4 Pub. L. No. 93-406, 88 Stat. 829 (Sept. 2, 1974).
5 29 U.S.C. § 1056(d)(1); Internal Revenue Code (“IRC”) § 401(a)(13)(A).
6 See, e.g., American Tel. & Tel. Co. v. Merry, 592 F.2d 118 (2nd Cir. 1979) (alimony order impliedly exempted from ERISA preemption).
7 Pub. L. 98-397, 98 Stat. 1426 (Aug. 23, 1984).
8 “The purpose of this provision is to place the courts in the same position that they were in on June 26, 1981, the date of the McCarty decision, with respect to treatment of nondisability military retired or retainer pay. The provision is intended to remove the federal pre-emption found to exist by the United States Supreme Court and permit State and other courts of competent jurisdiction to apply pertinent State or other laws in determining whether military retired or retainer pay should be divisable [sic]. Nothing in this provision requires any division; it leaves that issue up to the courts applying community property, equitable distribution or other principles of marital property determination and distribution. This power is returned to the courts retroactive to June 26, 1981. This retroactive application will at least afford individuals who were divorced (or had decrees modified) during the interim period between June 26, 1981 and the effective date of this legislation the opportunity to return to the courts to take advantage of this provision.” S. Rep. No. 97-502, 97th Cong., 2nd Sess. 15, (1982), reprinted in 1982 U.S.Code Cong. & Ad.News 1596, 1611. See also Steiner v. Steiner, 788 So. 2d 771 (Miss. 2001), opn. on reh’g.

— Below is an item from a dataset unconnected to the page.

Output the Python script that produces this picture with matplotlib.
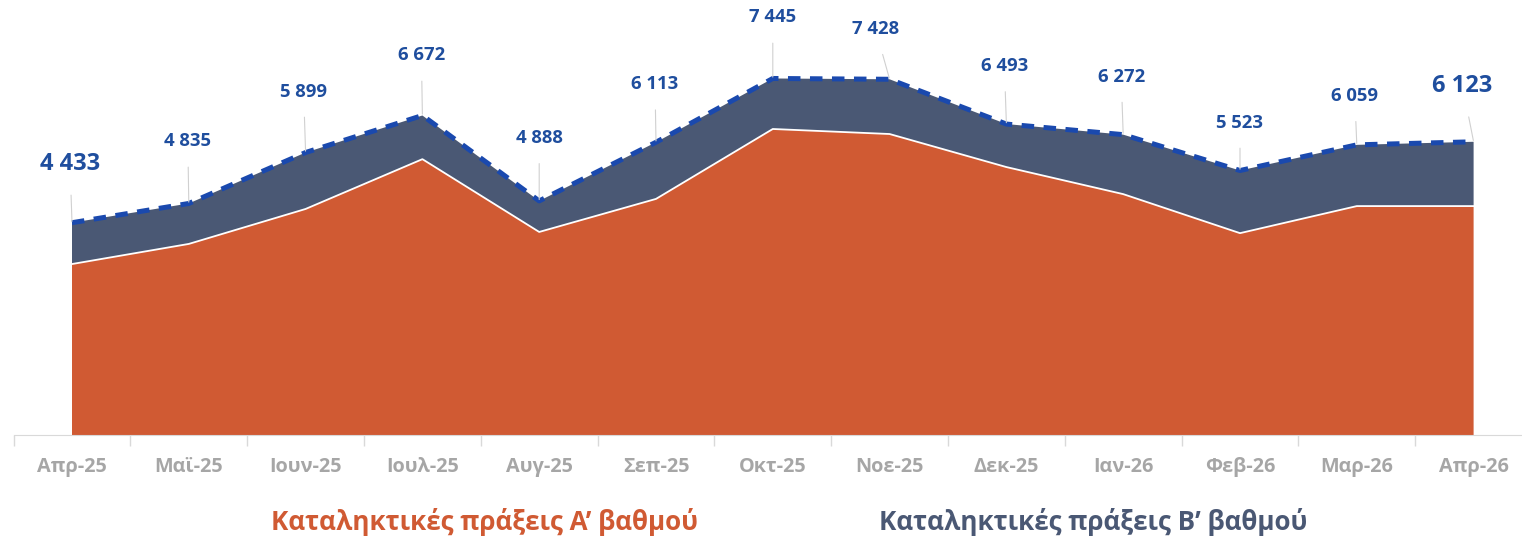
import matplotlib.pyplot as plt
import numpy as np

plt.rcParams['font.family'] = ['Open Sans', 'DejaVu Sans']

months = ['Απρ-25', 'Μαϊ-25', 'Ιουν-25', 'Ιουλ-25', 'Αυγ-25', 'Σεπ-25', 'Οκτ-25',
          'Νοε-25', 'Δεκ-25', 'Ιαν-26', 'Φεβ-26', 'Μαρ-26', 'Απρ-26']
total = [4433, 4835, 5899, 6672, 4888, 6113, 7445, 7428, 6493, 6272, 5523, 6059, 6123]
grade_a = [3570, 3990, 4720, 5760, 4240, 4930, 6390, 6285, 5595, 5030, 4215, 4780, 4780]
grade_b = [t - a for t, a in zip(total, grade_a)]

# label offsets in pixels (dx, dy) from the point
offsets = [(-2, 59), (-1, 62), (-2, 61), (-1, 60), (0, 63), (-1, 58), (0, 61),
           (-14, 50), (-2, 58), (-2, 58), (0, 48), (-2, 49), (-11, 56)]

ORANGE = '#D05A33'
SLATE = '#4A5874'
BLUE = '#1A49AE'
LABEL = '#1F4E9E'
GREY = '#A6A6A6'

W, H = 1522, 537
fig = plt.figure(figsize=(W / 100, H / 100), dpi=100)
step = 116.8
left = 72 - step / 2
ax = fig.add_axes([left / W, (H - 435) / H, step * 13 / W, 431 / H])

x = np.arange(len(months))
ax.stackplot(x, grade_a, grade_b, colors=[ORANGE, SLATE], linewidth=0)
ax.plot(x, grade_a, color='white', lw=1.3)
ax.plot(x, total, color=BLUE, lw=3.6, dashes=(2.5, 1.9), solid_capstyle='butt')

for i, v in enumerate(total):
    big = i in (0, len(total) - 1)
    dx, dy = offsets[i]
    ax.annotate(f'{v:,}'.replace(',', ' '), (i, v), xytext=(dx, dy),
                textcoords='offset pixels', ha='center', va='center',
                fontsize=17 if big else 13.3, fontweight='bold', color=LABEL,
                arrowprops=dict(arrowstyle='-', color='#D0D0D0', lw=0.8,
                                shrinkA=10 if not big else 12, shrinkB=1))

ax.set_xlim(-0.5, 12.5)
ax.set_ylim(0, 9000)
ax.set_xticks(x)
ax.set_xticklabels(months, fontsize=14.3, fontweight='bold', color=GREY)
ax.set_xticks(np.arange(-0.5, 13, 1), minor=True)
ax.tick_params(axis='x', which='major', length=0, pad=16)
ax.tick_params(axis='x', which='minor', length=8, color='#D9D9D9', width=1)
ax.set_yticks([])
for s in ['top', 'right', 'left']:
    ax.spines[s].set_visible(False)
ax.spines['bottom'].set_color('#D9D9D9')

fig.text(484 / W, 1 - 522 / H, 'Καταληκτικές πράξεις Α’ βαθμού', ha='center', va='center',
         fontsize=18.7, fontweight='bold', color=ORANGE)
fig.text(1093 / W, 1 - 522 / H, 'Καταληκτικές πράξεις Β’ βαθμού', ha='center', va='center',
         fontsize=18.7, fontweight='bold', color=SLATE)

fig.savefig('out.png', dpi=100)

9 See 5 U.S.C. §§ 8331, 8401; Pub. L. 99-335 (1986).
10 “Court Order Acceptable for Processing.” 5 C.F.R. § 838.803.
11 For “Retirement Benefits Court Order.”
12 Hagwood v. Newton (4th Cir. 2002) 282 F.3d 285. Even though a husband waived his 12 rights to his wife’s retirement benefits in the parties’ prenuptial agreement, he was nevertheless entitled to collect those benefits upon her death. Under ERISA, in order for a spouse’s waiver of survivor benefits to be effective, it must be signed by a spouse before a notary or plan agent after the parties’ marriage.